Zcash (ZEC) rose about 10% in 24 hours to around $426 after developers rolled out emergency core updates tied to Ironwood—the most consequential Zcash network upgrade to date. The catalyst was security researcher Taylor Hornby’s May 29 disclosure of a critical Orchard shielded pool bug. The flaw, active since Orchard launched on May 31, 2022, could let attackers mint counterfeit ZEC within the shielded pool without an obvious on-chain trace. ZEC earlier sold off sharply, bottoming near $250 on June 5, as traders priced in the possibility of exploitation. But sentiment improved once the remediation plan advanced: the Zcash team shipped NU6.2 (zcashd v6.20.0) on June 3 at mainnet block 3364600 to remediate the Orchard circuit issue (halo2_gadgets). A prior time-critical release (zcashd v6.12.5) and a coordinated soft fork at block 3363426 on June 2 temporarily turned off Orchard actions to handle a Coinbase value-balance desync risk that could crash nodes on certain blocks. Ironwood’s design adds stronger supply correctness verification so node operators can sum balances across pools and confirm only the correct total ZEC exists.
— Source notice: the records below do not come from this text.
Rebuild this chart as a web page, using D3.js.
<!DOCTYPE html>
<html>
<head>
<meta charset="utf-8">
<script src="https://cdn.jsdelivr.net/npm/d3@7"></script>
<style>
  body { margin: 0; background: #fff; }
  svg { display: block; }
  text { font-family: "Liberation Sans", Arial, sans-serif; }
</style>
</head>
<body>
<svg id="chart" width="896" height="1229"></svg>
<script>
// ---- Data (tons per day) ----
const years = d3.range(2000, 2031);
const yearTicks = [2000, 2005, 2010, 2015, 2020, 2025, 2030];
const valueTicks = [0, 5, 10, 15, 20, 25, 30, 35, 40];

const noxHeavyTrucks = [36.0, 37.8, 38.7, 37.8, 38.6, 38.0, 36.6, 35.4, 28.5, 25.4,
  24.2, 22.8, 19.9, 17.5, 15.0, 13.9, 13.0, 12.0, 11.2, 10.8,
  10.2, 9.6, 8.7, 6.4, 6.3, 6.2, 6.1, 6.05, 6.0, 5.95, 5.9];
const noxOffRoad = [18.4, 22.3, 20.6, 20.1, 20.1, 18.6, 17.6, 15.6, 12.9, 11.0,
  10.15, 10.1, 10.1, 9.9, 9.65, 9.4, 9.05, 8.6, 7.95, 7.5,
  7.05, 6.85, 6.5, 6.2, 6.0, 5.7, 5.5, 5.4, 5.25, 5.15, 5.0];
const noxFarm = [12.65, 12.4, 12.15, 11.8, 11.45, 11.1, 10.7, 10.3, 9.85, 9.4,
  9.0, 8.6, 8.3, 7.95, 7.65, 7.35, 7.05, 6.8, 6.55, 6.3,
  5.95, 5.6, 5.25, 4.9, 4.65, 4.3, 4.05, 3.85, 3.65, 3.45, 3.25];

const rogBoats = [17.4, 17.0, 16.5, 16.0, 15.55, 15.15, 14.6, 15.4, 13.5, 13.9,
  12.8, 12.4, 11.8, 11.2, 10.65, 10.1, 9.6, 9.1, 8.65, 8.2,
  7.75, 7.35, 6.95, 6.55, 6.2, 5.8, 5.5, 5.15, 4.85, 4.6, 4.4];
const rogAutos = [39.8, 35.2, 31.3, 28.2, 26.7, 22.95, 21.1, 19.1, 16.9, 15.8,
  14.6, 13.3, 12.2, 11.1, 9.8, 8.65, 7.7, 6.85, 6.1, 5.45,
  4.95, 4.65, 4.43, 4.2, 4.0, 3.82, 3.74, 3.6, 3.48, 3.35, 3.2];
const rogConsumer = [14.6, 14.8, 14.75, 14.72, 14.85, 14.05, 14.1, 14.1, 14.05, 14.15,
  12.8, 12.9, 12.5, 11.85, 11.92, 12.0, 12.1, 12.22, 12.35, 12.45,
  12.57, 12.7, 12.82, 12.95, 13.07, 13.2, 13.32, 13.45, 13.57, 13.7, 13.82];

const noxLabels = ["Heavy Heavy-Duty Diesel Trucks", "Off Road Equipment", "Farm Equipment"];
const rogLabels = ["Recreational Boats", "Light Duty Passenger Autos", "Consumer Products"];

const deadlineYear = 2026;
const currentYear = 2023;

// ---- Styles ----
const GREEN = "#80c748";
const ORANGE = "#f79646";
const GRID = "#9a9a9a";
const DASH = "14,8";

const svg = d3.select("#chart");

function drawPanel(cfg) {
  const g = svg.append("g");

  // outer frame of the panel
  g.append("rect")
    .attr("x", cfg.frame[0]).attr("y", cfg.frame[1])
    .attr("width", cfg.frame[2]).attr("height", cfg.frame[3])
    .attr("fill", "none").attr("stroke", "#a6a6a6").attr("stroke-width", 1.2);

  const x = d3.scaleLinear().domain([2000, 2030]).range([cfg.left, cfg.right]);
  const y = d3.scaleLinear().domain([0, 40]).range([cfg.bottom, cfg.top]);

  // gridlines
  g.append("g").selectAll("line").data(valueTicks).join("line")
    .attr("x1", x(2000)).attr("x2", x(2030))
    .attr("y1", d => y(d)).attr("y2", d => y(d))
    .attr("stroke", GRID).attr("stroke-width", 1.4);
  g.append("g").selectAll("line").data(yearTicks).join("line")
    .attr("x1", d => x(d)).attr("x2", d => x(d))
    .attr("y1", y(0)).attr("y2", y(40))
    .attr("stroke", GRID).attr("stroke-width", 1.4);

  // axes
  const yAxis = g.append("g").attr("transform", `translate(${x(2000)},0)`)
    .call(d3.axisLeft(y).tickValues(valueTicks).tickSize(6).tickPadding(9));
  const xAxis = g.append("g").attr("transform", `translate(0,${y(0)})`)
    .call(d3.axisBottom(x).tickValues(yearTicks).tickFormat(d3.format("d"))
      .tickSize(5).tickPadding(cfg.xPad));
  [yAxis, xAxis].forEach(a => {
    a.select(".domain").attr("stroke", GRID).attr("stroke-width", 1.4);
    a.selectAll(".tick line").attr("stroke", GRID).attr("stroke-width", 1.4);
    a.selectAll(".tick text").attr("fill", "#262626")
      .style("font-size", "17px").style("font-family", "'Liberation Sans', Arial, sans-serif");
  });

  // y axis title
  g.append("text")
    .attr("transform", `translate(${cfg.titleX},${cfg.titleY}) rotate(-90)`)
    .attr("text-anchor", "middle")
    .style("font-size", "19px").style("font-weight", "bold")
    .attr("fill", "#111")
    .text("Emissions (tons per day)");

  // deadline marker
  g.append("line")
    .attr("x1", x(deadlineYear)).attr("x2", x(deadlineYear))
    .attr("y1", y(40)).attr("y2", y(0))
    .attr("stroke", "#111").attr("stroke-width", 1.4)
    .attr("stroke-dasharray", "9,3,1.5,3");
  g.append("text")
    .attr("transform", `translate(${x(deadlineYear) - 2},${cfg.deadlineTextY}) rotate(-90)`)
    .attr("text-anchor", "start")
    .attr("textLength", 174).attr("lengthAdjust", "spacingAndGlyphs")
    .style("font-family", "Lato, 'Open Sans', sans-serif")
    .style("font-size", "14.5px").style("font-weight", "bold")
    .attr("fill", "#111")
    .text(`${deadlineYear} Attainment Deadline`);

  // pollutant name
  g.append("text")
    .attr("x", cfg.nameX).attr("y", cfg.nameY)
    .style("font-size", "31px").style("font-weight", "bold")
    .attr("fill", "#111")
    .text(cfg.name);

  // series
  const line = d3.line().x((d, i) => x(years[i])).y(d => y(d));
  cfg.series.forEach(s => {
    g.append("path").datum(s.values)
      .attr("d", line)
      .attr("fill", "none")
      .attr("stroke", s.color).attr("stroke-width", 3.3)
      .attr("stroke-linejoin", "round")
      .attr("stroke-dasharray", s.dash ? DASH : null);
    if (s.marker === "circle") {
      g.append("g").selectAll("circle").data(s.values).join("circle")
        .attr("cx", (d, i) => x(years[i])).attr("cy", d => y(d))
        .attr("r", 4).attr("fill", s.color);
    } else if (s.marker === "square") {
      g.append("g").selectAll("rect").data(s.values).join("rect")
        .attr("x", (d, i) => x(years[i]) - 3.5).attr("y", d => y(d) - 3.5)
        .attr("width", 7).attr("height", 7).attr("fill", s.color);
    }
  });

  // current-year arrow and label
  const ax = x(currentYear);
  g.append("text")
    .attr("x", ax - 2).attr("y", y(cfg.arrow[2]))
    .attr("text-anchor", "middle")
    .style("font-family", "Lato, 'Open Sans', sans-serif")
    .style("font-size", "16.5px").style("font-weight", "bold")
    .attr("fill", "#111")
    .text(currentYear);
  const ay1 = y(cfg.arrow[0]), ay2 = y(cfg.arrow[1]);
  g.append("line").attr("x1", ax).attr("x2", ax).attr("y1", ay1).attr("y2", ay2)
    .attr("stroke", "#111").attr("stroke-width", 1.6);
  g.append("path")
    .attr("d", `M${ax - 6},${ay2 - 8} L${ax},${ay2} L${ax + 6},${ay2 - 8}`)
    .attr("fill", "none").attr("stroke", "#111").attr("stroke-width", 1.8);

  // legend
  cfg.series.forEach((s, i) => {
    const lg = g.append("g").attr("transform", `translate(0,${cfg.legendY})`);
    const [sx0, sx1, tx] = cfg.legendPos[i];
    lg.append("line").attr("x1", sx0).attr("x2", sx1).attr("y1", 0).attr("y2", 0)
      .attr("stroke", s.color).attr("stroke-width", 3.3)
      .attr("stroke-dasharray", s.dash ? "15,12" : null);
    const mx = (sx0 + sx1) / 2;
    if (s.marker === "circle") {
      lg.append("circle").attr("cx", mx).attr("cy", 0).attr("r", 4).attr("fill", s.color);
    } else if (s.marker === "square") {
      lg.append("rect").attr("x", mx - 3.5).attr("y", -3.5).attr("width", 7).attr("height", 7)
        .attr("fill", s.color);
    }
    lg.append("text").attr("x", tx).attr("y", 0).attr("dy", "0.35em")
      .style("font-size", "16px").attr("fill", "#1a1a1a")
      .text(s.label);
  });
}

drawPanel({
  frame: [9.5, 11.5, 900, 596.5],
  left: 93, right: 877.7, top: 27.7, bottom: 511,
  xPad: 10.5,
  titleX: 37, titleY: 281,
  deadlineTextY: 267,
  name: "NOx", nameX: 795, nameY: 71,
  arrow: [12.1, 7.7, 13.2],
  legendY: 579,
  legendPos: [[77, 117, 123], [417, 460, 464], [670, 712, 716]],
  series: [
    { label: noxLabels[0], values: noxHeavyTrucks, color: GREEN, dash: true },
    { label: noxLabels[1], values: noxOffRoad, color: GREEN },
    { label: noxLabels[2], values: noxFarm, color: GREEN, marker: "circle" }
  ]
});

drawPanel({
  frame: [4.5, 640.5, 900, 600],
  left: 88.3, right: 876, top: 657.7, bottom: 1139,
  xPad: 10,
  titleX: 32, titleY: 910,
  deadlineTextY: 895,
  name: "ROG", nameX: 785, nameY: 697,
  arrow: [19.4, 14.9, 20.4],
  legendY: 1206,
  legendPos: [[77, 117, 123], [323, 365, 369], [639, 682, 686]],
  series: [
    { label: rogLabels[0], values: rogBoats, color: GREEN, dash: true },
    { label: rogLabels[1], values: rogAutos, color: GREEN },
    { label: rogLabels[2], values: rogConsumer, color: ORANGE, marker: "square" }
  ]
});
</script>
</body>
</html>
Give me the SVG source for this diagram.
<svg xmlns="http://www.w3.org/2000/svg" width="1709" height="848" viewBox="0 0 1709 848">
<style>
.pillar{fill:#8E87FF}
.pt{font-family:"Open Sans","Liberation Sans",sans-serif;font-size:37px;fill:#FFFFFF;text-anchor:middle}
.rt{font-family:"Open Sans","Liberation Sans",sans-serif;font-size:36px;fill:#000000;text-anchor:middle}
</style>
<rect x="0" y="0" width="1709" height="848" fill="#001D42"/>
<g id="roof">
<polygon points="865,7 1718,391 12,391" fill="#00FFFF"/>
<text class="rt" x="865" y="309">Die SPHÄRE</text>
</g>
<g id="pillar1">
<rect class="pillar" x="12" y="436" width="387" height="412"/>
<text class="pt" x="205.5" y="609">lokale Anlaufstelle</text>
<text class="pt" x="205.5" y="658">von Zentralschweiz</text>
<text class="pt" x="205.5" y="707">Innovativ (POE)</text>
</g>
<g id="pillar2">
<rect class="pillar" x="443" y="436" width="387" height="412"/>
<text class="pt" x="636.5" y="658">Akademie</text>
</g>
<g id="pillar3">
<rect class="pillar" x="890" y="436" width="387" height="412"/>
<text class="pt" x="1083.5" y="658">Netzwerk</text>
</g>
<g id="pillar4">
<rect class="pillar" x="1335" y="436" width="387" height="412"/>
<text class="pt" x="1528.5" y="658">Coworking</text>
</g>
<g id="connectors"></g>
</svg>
Traders also framed part of the rebound as consistent with a short-covering squeeze after expectations of further downside faded. Still, because shielded pools can theoretically obscure traces, the market may remain headline- and execution-sensitive until stability is proven over more blocks.
Bullish
For Zcash itself (ZEC), this is net bullish in the near term because the market treated the Orchard shielded-pool bug as a potentially existential technical risk, and the emergency remediation plus the Ironwood supply-correctness design directly address those concerns. The sharp selloff to ~$250 followed by a fast rebound supports the idea that traders moved from “exploitation risk” back toward “fix is in progress,” consistent with short-covering. Over the longer term, the move should improve confidence in ZEC’s shielded-pool integrity, but traders may still demand proof of stability across more blocks, since shielded pools can theoretically reduce traceability even after fixes.